Через две недели Великий князь вновь был на Москве. Он только что сошел с коня на Соборной площади Кремля, поддерживаемый слугами и сыном Иваном. В пропыленном дорожном кафтане, с черной пропыленной повязкой на глазах принимал и выслушивал Василий Васильевич выборных от народа и духовенства. Уже не тревожно, но радостно звонил вечевой колокол. Хлопая крыльями, разлетались в разные стороны голуби. Чирикали воробьи.
– Здравъ буди, Великий государь! – приветствовали князя сотни голосов.
– Здравы будите, все людие и священство! – отвечал князь.
– Иде же лесъ велишь валити, князь-батюшко? – спрашивали, кланяясь Василью Васильевичу в пояс, мастеровые да торговые люди.
– Лесъ валите, возите да сплавляите, где глянетъ ся да где способнее. Хоть в Серебряномъ Бору, хоть и по Яузе, – отвечал князь.
– А как велишь, Великий государь, домы тъ ставити, по прежнимъ местамъ или по-иному? Молви намъ слово твое, дабы слуги и мытники твоя не препятали да не пререкали ны? – вновь следовал вопрос.

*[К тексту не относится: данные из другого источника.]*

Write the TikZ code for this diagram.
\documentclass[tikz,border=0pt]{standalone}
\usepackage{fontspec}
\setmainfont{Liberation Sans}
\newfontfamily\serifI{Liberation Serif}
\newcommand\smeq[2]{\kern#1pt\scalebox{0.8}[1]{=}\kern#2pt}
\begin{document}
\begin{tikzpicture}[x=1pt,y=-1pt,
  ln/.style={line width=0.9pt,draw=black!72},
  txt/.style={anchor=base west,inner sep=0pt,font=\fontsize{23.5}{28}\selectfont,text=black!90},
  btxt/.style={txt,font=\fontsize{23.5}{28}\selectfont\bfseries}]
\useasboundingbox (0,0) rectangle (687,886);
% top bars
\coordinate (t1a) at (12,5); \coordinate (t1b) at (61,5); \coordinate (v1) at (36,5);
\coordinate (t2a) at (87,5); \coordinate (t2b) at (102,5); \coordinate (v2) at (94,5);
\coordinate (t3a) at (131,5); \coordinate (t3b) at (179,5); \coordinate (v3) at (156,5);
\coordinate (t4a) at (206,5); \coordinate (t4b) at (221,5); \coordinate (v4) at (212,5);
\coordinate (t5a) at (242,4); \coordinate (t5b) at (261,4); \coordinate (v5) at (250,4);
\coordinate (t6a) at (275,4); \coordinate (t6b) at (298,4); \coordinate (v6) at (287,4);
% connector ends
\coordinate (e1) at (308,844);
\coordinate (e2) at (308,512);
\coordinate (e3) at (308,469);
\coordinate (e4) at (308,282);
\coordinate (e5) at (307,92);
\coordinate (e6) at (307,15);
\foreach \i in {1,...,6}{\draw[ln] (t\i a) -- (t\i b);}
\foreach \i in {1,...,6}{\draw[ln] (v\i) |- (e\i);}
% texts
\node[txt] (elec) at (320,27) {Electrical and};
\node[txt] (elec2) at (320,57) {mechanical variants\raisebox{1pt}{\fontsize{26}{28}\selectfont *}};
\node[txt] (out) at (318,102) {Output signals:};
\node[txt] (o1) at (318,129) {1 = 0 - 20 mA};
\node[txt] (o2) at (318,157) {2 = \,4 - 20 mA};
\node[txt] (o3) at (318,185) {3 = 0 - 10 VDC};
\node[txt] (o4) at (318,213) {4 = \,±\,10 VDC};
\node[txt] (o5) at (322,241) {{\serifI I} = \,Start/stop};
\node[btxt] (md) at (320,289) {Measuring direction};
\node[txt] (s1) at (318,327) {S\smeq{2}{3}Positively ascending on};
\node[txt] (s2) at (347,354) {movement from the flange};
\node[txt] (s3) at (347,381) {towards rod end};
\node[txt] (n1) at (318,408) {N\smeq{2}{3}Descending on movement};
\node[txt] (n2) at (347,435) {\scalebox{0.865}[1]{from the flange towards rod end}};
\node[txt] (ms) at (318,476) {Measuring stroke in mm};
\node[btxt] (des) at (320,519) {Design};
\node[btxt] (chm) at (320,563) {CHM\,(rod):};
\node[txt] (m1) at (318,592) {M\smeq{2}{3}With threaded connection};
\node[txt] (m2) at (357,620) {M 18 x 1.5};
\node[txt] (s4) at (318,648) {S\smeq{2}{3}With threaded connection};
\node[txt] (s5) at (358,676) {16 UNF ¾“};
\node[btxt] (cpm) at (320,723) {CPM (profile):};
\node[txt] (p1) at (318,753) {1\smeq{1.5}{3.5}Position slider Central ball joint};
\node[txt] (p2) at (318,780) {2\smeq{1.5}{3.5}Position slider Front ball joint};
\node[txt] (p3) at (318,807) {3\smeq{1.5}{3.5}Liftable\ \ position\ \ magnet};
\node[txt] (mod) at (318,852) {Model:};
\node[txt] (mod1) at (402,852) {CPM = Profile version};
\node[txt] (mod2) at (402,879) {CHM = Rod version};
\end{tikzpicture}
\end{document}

– Вы не унывайте, ставите храмины по своимъ местамъ. А язъ радъ васъ жаловати и лготу дати, – весело, но чувствуя в душе вину за собою, говорил Василий Васильевич.
– Благодарствуй тя!
– Спаси тя Христосъ, Великий государь!
– Векъ имамъ помнити твою доброту, княже! – радостно кричал народ.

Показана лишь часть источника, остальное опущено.